As they were packing up their gear for the return to Home Plate, she said, “Now, you just practice for another thousand hours or two, here and on field missions, and you might get pretty good.”

He laughed. “You are the boss’s daughter.”

She gave him a close look. She looked defensive for the first time, and he realized that she was ready to defend her father, rather than herself, from criticism. “What do you mean?”

“I mean you have a knack for explaining to people how bad things are—such as the fact that I’m hopelessly incompetent at this task—and yet make them feel like it’s just what’s to be expected and some hard work will straighten everything out.”

“Oh.” She relaxed. “Well, that’s usually the case, isn’t it?”

“Maybe when there are Connors around.”

She smiled and closed her rifle case. “Now you’re back to flattery.”

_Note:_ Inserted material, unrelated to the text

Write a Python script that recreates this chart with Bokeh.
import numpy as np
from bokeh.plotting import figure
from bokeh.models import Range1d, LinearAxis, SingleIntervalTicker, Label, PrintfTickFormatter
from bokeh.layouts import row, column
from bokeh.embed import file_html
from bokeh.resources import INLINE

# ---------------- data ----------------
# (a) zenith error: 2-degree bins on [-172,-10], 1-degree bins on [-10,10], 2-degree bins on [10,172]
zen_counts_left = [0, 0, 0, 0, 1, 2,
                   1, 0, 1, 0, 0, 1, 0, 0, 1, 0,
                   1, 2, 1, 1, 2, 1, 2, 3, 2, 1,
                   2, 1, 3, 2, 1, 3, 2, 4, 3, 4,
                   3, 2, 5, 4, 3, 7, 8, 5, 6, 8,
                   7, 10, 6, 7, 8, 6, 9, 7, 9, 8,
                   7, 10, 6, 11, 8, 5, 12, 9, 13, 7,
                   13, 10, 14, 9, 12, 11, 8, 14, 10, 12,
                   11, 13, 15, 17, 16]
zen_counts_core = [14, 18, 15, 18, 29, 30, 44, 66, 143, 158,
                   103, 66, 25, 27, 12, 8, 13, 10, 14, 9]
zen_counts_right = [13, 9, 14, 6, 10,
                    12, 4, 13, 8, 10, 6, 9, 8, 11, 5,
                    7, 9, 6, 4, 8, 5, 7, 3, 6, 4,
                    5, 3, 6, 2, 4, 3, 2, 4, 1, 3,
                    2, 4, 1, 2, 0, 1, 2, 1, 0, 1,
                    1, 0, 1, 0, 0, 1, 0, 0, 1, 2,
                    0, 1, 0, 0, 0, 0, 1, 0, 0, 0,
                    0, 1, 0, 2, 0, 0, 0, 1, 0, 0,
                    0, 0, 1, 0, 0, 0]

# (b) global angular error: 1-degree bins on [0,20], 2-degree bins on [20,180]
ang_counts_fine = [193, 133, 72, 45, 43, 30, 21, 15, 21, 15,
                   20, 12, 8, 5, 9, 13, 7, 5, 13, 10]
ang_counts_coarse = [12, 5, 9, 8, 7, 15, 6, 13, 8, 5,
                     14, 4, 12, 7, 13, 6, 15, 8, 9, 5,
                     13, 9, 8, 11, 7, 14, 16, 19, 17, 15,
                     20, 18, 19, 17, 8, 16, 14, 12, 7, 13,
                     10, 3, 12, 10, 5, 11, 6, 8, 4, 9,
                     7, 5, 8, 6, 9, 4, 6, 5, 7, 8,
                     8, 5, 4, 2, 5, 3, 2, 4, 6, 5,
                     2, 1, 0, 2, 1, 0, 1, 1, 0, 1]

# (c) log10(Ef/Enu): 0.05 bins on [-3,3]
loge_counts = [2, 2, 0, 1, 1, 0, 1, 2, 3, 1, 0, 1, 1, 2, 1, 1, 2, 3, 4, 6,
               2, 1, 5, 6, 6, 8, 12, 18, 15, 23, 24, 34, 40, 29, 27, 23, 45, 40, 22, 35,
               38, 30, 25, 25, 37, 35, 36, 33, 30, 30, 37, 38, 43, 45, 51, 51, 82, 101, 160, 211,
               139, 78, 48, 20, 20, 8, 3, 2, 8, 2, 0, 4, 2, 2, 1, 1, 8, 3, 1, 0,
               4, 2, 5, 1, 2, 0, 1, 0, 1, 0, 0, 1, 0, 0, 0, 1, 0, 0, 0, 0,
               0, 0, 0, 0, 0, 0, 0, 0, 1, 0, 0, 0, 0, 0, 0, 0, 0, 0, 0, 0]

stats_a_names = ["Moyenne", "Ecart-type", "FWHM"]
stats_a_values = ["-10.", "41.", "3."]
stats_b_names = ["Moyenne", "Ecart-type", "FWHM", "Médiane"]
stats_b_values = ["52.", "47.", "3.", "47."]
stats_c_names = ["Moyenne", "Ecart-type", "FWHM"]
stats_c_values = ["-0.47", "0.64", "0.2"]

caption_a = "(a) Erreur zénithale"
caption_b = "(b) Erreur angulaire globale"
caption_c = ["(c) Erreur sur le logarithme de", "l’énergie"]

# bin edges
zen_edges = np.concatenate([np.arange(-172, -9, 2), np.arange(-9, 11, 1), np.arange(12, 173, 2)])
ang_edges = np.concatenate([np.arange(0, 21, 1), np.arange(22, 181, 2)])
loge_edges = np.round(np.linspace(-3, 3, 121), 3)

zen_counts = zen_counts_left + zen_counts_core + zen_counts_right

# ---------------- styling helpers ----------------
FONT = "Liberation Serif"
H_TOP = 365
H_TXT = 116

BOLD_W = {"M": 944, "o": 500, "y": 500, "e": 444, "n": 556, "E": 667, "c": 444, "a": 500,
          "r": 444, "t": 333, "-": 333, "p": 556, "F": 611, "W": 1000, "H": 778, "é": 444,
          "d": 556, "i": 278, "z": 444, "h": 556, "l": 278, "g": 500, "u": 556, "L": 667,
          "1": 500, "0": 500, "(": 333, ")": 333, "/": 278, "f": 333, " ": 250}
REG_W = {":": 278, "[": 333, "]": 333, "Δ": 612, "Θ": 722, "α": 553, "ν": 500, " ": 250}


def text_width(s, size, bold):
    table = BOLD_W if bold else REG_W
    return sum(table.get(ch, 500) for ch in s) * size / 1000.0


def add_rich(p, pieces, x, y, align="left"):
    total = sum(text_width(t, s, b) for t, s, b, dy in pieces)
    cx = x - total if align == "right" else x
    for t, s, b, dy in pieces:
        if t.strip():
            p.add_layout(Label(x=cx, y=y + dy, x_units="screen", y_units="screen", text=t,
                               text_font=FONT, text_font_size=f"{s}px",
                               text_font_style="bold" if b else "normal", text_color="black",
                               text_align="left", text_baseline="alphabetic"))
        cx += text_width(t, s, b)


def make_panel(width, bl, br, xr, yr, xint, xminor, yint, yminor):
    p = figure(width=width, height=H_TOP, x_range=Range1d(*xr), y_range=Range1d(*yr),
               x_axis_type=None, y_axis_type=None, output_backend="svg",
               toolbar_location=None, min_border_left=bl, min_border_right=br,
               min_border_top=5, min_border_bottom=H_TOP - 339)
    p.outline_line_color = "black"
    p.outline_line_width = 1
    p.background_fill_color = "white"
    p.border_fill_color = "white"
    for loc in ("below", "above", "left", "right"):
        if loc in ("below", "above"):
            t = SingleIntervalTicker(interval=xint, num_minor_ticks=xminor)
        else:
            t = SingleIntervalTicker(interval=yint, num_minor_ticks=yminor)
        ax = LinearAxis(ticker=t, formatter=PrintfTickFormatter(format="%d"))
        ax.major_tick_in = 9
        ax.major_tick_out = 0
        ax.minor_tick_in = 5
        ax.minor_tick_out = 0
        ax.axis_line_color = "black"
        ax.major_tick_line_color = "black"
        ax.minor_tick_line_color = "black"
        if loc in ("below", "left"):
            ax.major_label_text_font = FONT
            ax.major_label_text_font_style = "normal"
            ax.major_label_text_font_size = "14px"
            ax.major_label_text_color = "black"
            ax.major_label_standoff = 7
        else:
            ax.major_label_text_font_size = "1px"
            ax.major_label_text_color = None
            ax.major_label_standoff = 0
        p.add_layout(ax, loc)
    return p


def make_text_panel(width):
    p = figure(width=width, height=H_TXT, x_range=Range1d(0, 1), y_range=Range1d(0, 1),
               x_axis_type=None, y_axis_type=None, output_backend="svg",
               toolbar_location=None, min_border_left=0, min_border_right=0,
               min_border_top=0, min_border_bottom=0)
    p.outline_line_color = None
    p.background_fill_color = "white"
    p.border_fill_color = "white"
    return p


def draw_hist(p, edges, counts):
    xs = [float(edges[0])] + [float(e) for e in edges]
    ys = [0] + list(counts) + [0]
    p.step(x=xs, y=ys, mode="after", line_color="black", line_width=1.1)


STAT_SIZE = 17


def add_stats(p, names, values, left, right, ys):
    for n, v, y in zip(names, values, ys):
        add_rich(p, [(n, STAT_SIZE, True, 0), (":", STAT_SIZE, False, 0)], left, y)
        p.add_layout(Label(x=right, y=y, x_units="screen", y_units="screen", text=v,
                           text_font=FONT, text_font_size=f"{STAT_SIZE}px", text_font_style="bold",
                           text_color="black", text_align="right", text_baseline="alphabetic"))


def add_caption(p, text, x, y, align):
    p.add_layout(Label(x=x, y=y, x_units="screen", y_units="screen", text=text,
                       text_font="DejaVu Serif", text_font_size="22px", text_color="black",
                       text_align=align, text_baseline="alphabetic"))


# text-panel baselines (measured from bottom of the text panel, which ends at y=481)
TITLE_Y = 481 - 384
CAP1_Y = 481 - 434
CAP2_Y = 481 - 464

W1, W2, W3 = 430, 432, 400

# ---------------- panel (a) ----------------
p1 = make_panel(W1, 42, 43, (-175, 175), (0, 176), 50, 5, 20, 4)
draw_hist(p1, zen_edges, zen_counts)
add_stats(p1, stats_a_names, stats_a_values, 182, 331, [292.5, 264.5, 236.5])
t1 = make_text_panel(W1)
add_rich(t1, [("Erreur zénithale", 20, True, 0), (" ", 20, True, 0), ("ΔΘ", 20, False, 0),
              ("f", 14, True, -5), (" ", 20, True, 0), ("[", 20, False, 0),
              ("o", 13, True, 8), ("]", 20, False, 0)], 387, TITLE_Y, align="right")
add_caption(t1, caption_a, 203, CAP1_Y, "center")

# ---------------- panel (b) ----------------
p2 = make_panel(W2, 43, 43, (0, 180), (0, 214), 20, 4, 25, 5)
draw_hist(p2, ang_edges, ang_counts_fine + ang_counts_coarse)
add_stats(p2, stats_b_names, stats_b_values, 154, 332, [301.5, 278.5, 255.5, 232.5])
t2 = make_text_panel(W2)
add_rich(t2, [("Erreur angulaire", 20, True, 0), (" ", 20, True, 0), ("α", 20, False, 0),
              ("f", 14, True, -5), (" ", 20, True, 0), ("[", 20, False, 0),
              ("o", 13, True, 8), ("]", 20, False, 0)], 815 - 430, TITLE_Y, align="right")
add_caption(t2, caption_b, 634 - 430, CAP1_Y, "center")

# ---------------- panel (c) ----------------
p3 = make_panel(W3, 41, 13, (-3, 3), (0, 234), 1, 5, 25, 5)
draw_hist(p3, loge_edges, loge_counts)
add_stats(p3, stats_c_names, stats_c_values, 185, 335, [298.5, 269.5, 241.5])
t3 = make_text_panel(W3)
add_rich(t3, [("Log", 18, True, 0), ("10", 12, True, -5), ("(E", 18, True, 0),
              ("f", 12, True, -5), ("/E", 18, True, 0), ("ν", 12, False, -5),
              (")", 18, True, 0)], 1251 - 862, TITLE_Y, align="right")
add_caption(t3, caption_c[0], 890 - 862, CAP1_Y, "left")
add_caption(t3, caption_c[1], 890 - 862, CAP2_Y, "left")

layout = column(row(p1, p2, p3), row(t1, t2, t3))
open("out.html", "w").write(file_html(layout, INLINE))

“Not really. The difference between flattery and honesty is that with flattery, you’d never say those things if you didn’t want something from the person you’re talking to. Even if it’s just a little feeling of gratitude or friendliness. With honesty, you’d say them anyway.”

She looked at him, and the guarded expression she so often wore was gone. “So you don’t want anything from me.”

“I didn’t say that. I just said that my comment would be the same whether or not I wanted anything from you.”

“Oh. Well, what do you want from me?”

“Other than what any straight male with any sense might want?”

“Yeah.”

“I want you to let me know when you think I’m a real boy.”

She struggled not to grin, but lost. “All right.”